**Source data:**
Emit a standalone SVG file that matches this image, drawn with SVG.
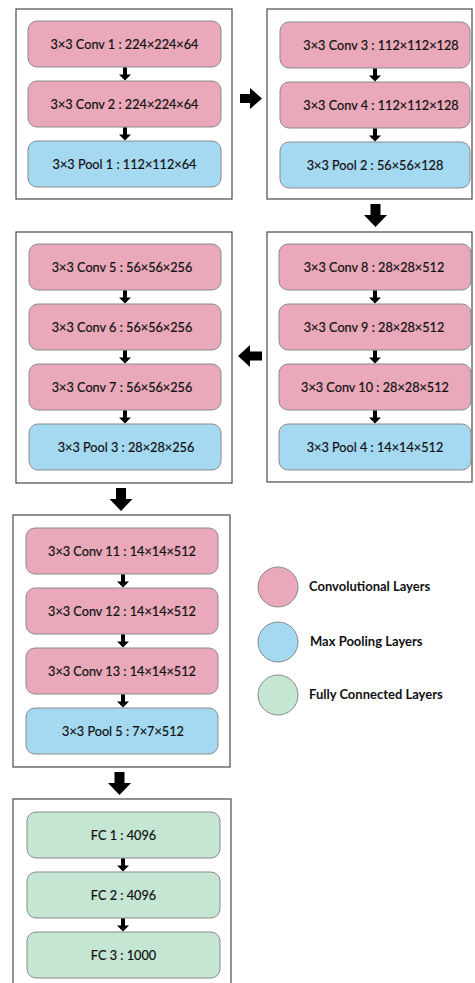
<svg xmlns="http://www.w3.org/2000/svg" width="475" height="983" viewBox="0 0 475 983">
  <style>
    .stage { fill: #ffffff; stroke: #4a4a4a; stroke-width: 1.2; }
    .node rect { stroke: #8a8a8a; stroke-width: 1; }
    .conv rect { fill: #e9a9ba; }
    .pool rect { fill: #a5d9f2; }
    .fc rect { fill: #c5e6d3; }
    .node text { font-family: Lato, "Liberation Sans", sans-serif; font-size: 12.7px; fill: #111; stroke: #111; stroke-width: 0.2; text-anchor: middle; }
    .arrow { fill: #000; }
    .legend circle { stroke: #8a8a8a; stroke-width: 1; }
    .legend text { font-family: Lato, "Liberation Sans", sans-serif; font-size: 13px; font-weight: bold; fill: #111; }
  </style>
  <defs>
    <!-- small down arrow between layers -->
    <polygon id="step" points="-2,0 2,0 2,7 6,7 0,13 -6,7 -2,7"/>
    <!-- large down arrow between stages -->
    <polygon id="bigdown" points="-5,0 5,0 5,11 11.5,11 0,23 -11.5,11 -5,11"/>
  </defs>

  <rect width="475" height="983" fill="#ffffff"/>

  <!-- stage frames -->
  <g id="stages">
    <rect id="stage1" class="stage" x="16" y="9" width="216" height="190"/>
    <rect id="stage2" class="stage" x="267" y="9" width="205" height="190"/>
    <rect id="stage3" class="stage" x="16" y="232" width="216" height="251"/>
    <rect id="stage4" class="stage" x="267" y="232" width="205" height="250"/>
    <rect id="stage5" class="stage" x="13" y="515" width="217" height="252"/>
    <rect id="stage6" class="stage" x="13" y="799" width="218" height="200"/>
  </g>

  <!-- block 1 -->
  <g id="conv1" class="node conv"><rect x="28" y="21" width="193" height="46" rx="9"/><text x="124.5" y="48.5">3×3 Conv 1 : 224×224×64</text></g>
  <g id="conv2" class="node conv"><rect x="28" y="81" width="193" height="46" rx="9"/><text x="124.5" y="108.5">3×3 Conv 2 : 224×224×64</text></g>
  <g id="pool1" class="node pool"><rect x="28" y="141" width="193" height="46" rx="9"/><text x="124.5" y="168.5">3×3 Pool 1 : 112×112×64</text></g>

  <!-- block 2 -->
  <g id="conv3" class="node conv"><rect x="280" y="22" width="190" height="46" rx="9"/><text x="381" y="49.5">3×3 Conv 3 : 112×112×128</text></g>
  <g id="conv4" class="node conv"><rect x="280" y="82" width="190" height="46" rx="9"/><text x="381" y="109.5">3×3 Conv 4 : 112×112×128</text></g>
  <g id="pool2" class="node pool"><rect x="280" y="142" width="190" height="46" rx="9"/><text x="375" y="169.5">3×3 Pool 2 : 56×56×128</text></g>

  <!-- block 3 -->
  <g id="conv5" class="node conv"><rect x="29" y="244" width="192" height="46" rx="9"/><text x="122" y="271.5">3×3 Conv 5 : 56×56×256</text></g>
  <g id="conv6" class="node conv"><rect x="29" y="304" width="192" height="46" rx="9"/><text x="122" y="331.5">3×3 Conv 6 : 56×56×256</text></g>
  <g id="conv7" class="node conv"><rect x="29" y="364" width="192" height="46" rx="9"/><text x="122" y="391.5">3×3 Conv 7 : 56×56×256</text></g>
  <g id="pool3" class="node pool"><rect x="29" y="424" width="192" height="46" rx="9"/><text x="126" y="451.5">3×3 Pool 3 : 28×28×256</text></g>

  <!-- block 4 -->
  <g id="conv8" class="node conv"><rect x="279" y="244" width="192" height="46" rx="9"/><text x="374" y="271.5">3×3 Conv 8 : 28×28×512</text></g>
  <g id="conv9" class="node conv"><rect x="279" y="304" width="192" height="46" rx="9"/><text x="374" y="331.5">3×3 Conv 9 : 28×28×512</text></g>
  <g id="conv10" class="node conv"><rect x="279" y="364" width="192" height="46" rx="9"/><text x="375" y="391.5">3×3 Conv 10 : 28×28×512</text></g>
  <g id="pool4" class="node pool"><rect x="279" y="424" width="192" height="46" rx="9"/><text x="375" y="451.5">3×3 Pool 4 : 14×14×512</text></g>

  <!-- block 5 -->
  <g id="conv11" class="node conv"><rect x="26" y="528" width="192" height="46" rx="9"/><text x="122" y="555.5">3×3 Conv 11 : 14×14×512</text></g>
  <g id="conv12" class="node conv"><rect x="26" y="588" width="192" height="46" rx="9"/><text x="122" y="615.5">3×3 Conv 12 : 14×14×512</text></g>
  <g id="conv13" class="node conv"><rect x="26" y="648" width="192" height="46" rx="9"/><text x="122" y="675.5">3×3 Conv 13 : 14×14×512</text></g>
  <g id="pool5" class="node pool"><rect x="26" y="708" width="192" height="46" rx="9"/><text x="123" y="735.5">3×3 Pool 5 : 7×7×512</text></g>

  <!-- classifier -->
  <g id="fc1" class="node fc"><rect x="27" y="812" width="193" height="46" rx="9"/><text x="123.5" y="839.5">FC 1 : 4096</text></g>
  <g id="fc2" class="node fc"><rect x="27" y="872" width="193" height="46" rx="9"/><text x="123.5" y="899.5">FC 2 : 4096</text></g>
  <g id="fc3" class="node fc"><rect x="27" y="932" width="193" height="46" rx="9"/><text x="123.5" y="959.5">FC 3 : 1000</text></g>

  <!-- connectors -->
  <g id="connectors" class="arrow">
    <use href="#step" x="125" y="67.5"/>
    <use href="#step" x="125" y="127.5"/>
    <use href="#step" x="375" y="68.5"/>
    <use href="#step" x="375" y="128.5"/>
    <use href="#step" x="125" y="290.5"/>
    <use href="#step" x="125" y="350.5"/>
    <use href="#step" x="125" y="410.5"/>
    <use href="#step" x="375" y="290.5"/>
    <use href="#step" x="375" y="350.5"/>
    <use href="#step" x="375" y="410.5"/>
    <use href="#step" x="123" y="574.5"/>
    <use href="#step" x="123" y="634.5"/>
    <use href="#step" x="123" y="694.5"/>
    <use href="#step" x="123" y="858.5"/>
    <use href="#step" x="123" y="918.5"/>
    <!-- stage transitions -->
    <polygon points="240,94 250,94 250,88 262,98.5 250,109 250,103 240,103"/>
    <use href="#bigdown" x="375.5" y="204"/>
    <polygon points="262,351.5 250,351.5 250,345 238,356 250,367 250,360.5 262,360.5"/>
    <use href="#bigdown" x="121" y="488"/>
    <use href="#bigdown" x="119.5" y="772"/>
  </g>

  <!-- legend -->
  <g id="legend" class="legend">
    <g id="legend-conv"><circle cx="278" cy="587" r="20" fill="#e9a9ba"/><text x="309" y="591">Convolutional Layers</text></g>
    <g id="legend-pool"><circle cx="278" cy="642" r="20" fill="#a5d9f2"/><text x="310" y="646">Max Pooling Layers</text></g>
    <g id="legend-fc"><circle cx="278" cy="695" r="20" fill="#c5e6d3"/><text x="309" y="699">Fully Connected Layers</text></g>
  </g>
</svg>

**Task instructions:** Exactly restate the lines from the beginning of the data through the line with "1 : 112×112×64</text></g>", and no others, keeping pictures out.

**Exercise output:**
Emit a standalone SVG file that matches this image, drawn with SVG.
<svg xmlns="http://www.w3.org/2000/svg" width="475" height="983" viewBox="0 0 475 983">
  <style>
    .stage { fill: #ffffff; stroke: #4a4a4a; stroke-width: 1.2; }
    .node rect { stroke: #8a8a8a; stroke-width: 1; }
    .conv rect { fill: #e9a9ba; }
    .pool rect { fill: #a5d9f2; }
    .fc rect { fill: #c5e6d3; }
    .node text { font-family: Lato, "Liberation Sans", sans-serif; font-size: 12.7px; fill: #111; stroke: #111; stroke-width: 0.2; text-anchor: middle; }
    .arrow { fill: #000; }
    .legend circle { stroke: #8a8a8a; stroke-width: 1; }
    .legend text { font-family: Lato, "Liberation Sans", sans-serif; font-size: 13px; font-weight: bold; fill: #111; }
  </style>
  <defs>
    <!-- small down arrow between layers -->
    <polygon id="step" points="-2,0 2,0 2,7 6,7 0,13 -6,7 -2,7"/>
    <!-- large down arrow between stages -->
    <polygon id="bigdown" points="-5,0 5,0 5,11 11.5,11 0,23 -11.5,11 -5,11"/>
  </defs>

  <rect width="475" height="983" fill="#ffffff"/>

  <!-- stage frames -->
  <g id="stages">
    <rect id="stage1" class="stage" x="16" y="9" width="216" height="190"/>
    <rect id="stage2" class="stage" x="267" y="9" width="205" height="190"/>
    <rect id="stage3" class="stage" x="16" y="232" width="216" height="251"/>
    <rect id="stage4" class="stage" x="267" y="232" width="205" height="250"/>
    <rect id="stage5" class="stage" x="13" y="515" width="217" height="252"/>
    <rect id="stage6" class="stage" x="13" y="799" width="218" height="200"/>
  </g>

  <!-- block 1 -->
  <g id="conv1" class="node conv"><rect x="28" y="21" width="193" height="46" rx="9"/><text x="124.5" y="48.5">3×3 Conv 1 : 224×224×64</text></g>
  <g id="conv2" class="node conv"><rect x="28" y="81" width="193" height="46" rx="9"/><text x="124.5" y="108.5">3×3 Conv 2 : 224×224×64</text></g>
  <g id="pool1" class="node pool"><rect x="28" y="141" width="193" height="46" rx="9"/><text x="124.5" y="168.5">3×3 Pool 1 : 112×112×64</text></g>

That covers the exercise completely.